Closer to Giardini Pubblici, there are magnificent buildings, some of the most extraordinary examples of early 20th century architecture. Near via Mozart and via Serbelloni are Villa Necchi Campiglio, by P.Portaluppi and the Sola-Busca house, with sculptures by Adolfo Wildt.
The Magenta area, named after the Magenta avenue (Corso Magenta), is part of the compact city area that characterizes the centre of Milan. Corso Magenta is the main axis running east-west from the city centre towards Magenta-Novara, in the direction of Turin. Near the magnificent curch of Santa Maria delle Grazie, with its dome cladding by Bramante, is Leonardo da Vinci’s Last Supper (“Ultima Cena”). A few hundred metres away it is possible to admire the Sant’Ambrogio Basilica, prototype of Lombard Romanesque architecture: an absolute must see.
Behind the Basilica, the curch’s own cloisters mark the original core of the Catholic University of Sacred Heart (“Universita’ Cattolica del Sacro Cuore”).
The district around Corso Magenta, especially north of the avenue, includes some of most beautiful residential buildings in Milano.

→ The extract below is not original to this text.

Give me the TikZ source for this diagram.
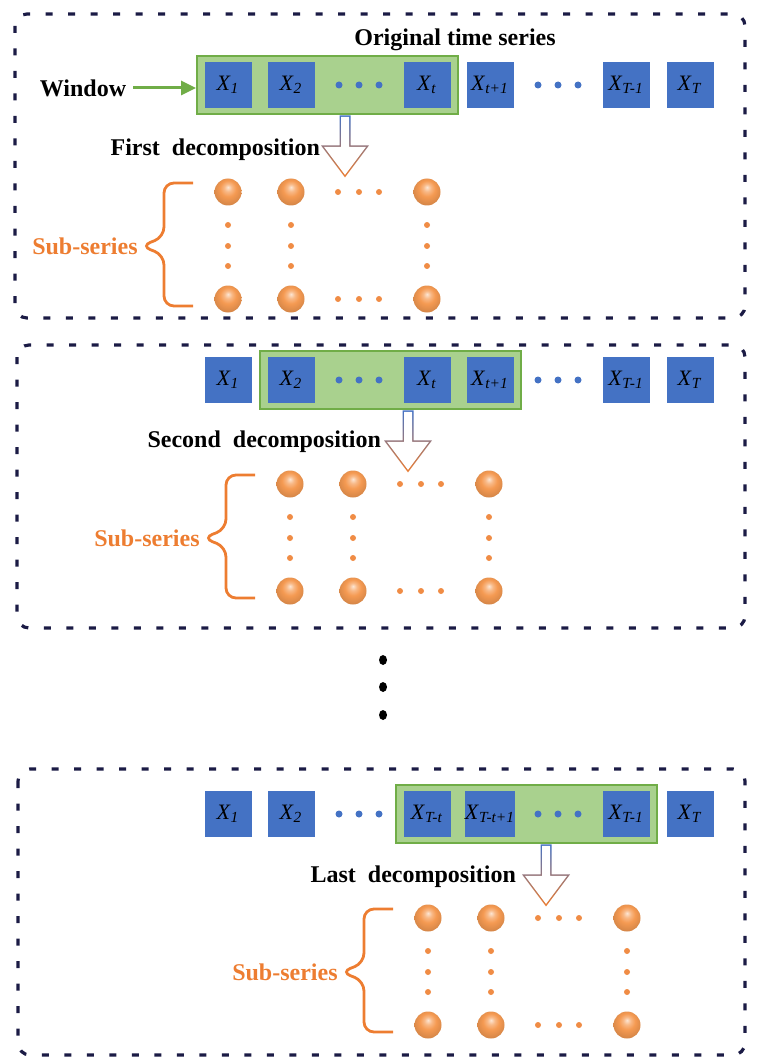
\documentclass[tikz,border=0pt]{standalone}
\usepackage{fontspec}
\setmainfont{Liberation Serif}
\usetikzlibrary{positioning,fit,backgrounds,arrows.meta}
\definecolor{cellblue}{HTML}{4472C4}
\definecolor{wingreen}{HTML}{70AD47}
\definecolor{winfill}{HTML}{A9D18E}
\definecolor{subor}{HTML}{ED7D31}
\definecolor{dotorange}{HTML}{F08C45}
\definecolor{sphereorange}{HTML}{F59A52}
\definecolor{panelnavy}{HTML}{1B1B45}
\pgfdeclareradialshading{orangeball}{\pgfpoint{0bp}{9bp}}{color(0bp)=(sphereorange!25!white); color(7bp)=(sphereorange!70!white); color(15bp)=(sphereorange); color(30bp)=(sphereorange!85!black); color(50bp)=(sphereorange!85!black)}
\newcommand{\xs}[1]{\textit{X}\textsubscript{\textit{#1}}}
\tikzset{decomp/.pic={
   \shade[top color=cellblue,bottom color=subor] (-5.5,0) -- (5.5,0) -- (5.5,30) -- (24,30) -- (0,62) -- (-24,30) -- (-5.5,30) -- cycle;
   \fill[white] (-4,1.5) -- (4,1.5) -- (4,31.5) -- (21,31.5) -- (0,59.5) -- (-21,31.5) -- (-4,31.5) -- cycle;
}}

\begin{document}
\begin{tikzpicture}[x=0.5pt,y=-0.5pt,
   cell/.style={fill=cellblue,minimum width=23.5pt,minimum height=23pt,inner sep=0pt,font=\fontsize{11}{13}\selectfont},
   window/.style={draw=wingreen,fill=winfill,line width=1pt,inner xsep=3.5pt,inner ysep=3pt},
   panel/.style={draw=panelnavy,line width=1.6pt,dash pattern=on 3.5pt off 7.75pt,rounded corners=6pt},
   sphere/.style={circle,minimum size=13.5pt,inner sep=0pt,shading=orangeball},
   heading/.style={font=\fontsize{12}{14}\selectfont\bfseries},
   brace/.style={draw=subor,line width=1.4pt,rounded corners=5pt}]
\useasboundingbox (0,0) rectangle (759,1064);

\draw[panel] (15,14) rectangle (745,318);
\draw[panel] (17,345) rectangle (745,628);
\draw[panel] (18,769) rectangle (745,1055);

\foreach \y/\a/\b [count=\p] in {85/t/t+1, 380/t/t+1, 814/T-t/T-t+1} {
   \foreach \x/\s [count=\i] in {228/1, 291/2, 427/\a, 490/\b, 626/T-1, 690/T}
      \node[cell] (c\p-\i) at (\x,\y) {\xs{\s}};
   \foreach \x in {339,359,379,538,558,578}
      \fill[cellblue] (\x,\y) circle (1.75pt);
}

\begin{scope}[on background layer]
   \node[window,fit=(c1-1)(c1-3)] (w1) {};
   \node[window,fit=(c2-2)(c2-4)] (w2) {};
   \node[window,fit=(c3-3)(c3-5)] (w3) {};
\end{scope}

\node[heading] (orig) at (455,40) {Original time series};
\node[heading] (win) at (83,88) {Window};
\draw[-{Triangle[length=7.5pt,width=7pt]},draw=wingreen,fill=wingreen,line width=1.5pt] (win.east) -- (win.east -| w1.west);

\pic at (345,0 |- w1.south) {decomp};
\pic at (408,0 |- w2.south) {decomp};
\pic at (546,0 |- w3.south) {decomp};
\node[heading,anchor=east] (first) at (327,150) {First\ \ decomposition};
\node[heading,anchor=east] (second) at (388,442) {Second\ \ decomposition};
\node[heading,anchor=east] (last) at (523,877) {Last\ \ decomposition};

\foreach \dx/\dy [count=\p] in {0/0, 62/292, 200/726} {
   \begin{scope}[shift={(\dx,\dy)}]
      \foreach \x [count=\i] in {228,291,427} {
         \node[sphere] (s\p-\i) at (\x,192) {};
         \node[sphere] (t\p-\i) at (\x,299) {};
         \foreach \y in {225,246,266}
            \fill[dotorange] (\x,\y) circle (1.5pt);
      }
      \foreach \x in {338,359,379} {
         \fill[dotorange] (\x,192) circle (1.5pt);
         \fill[dotorange] (\x,299) circle (1.5pt);
      }
      \draw[brace] (193,183) -- (164,183) -- (164,237) -- (141,246) -- (164,255) -- (164,306) -- (193,306);
      \node[heading,text=subor,anchor=east,inner sep=0pt] (sub\p) at (138,246) {Sub-series};
   \end{scope}
}

\foreach \y in {660,687,715}
   \fill (383,\y) ellipse (2pt and 2.5pt);
\end{tikzpicture}
\end{document}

In the Cadorna square, facing the train station bearing the same name, is a sculpture by Claes Oldenburg titled “needle, thread and knot”, which highlights Milan’s desire to be not only an industrial, but also an artistic city.
The area extending from here to the Cordusio square is the traditional financial headquarter, with several bars packed with young bankers.
South and west of the Corso the cafés and clubs become more informal and especially targeted to students of the Università Cattolica.
Continuing west of Corso Magenta, past Piazzale Baracca, it is possible to reach Corso Vercelli, more modern and frantic, which represents (together with Corso Buenos Aires), one of the key shopping areas of Milano: several cafés, deli shops and high-end shops make it quite lively and pleasant. In the nearby via Marghera, besides interesting clothes shops, are excellent ice cream shops, where it is possible to taste authentic, award-winning Italian “gelato”.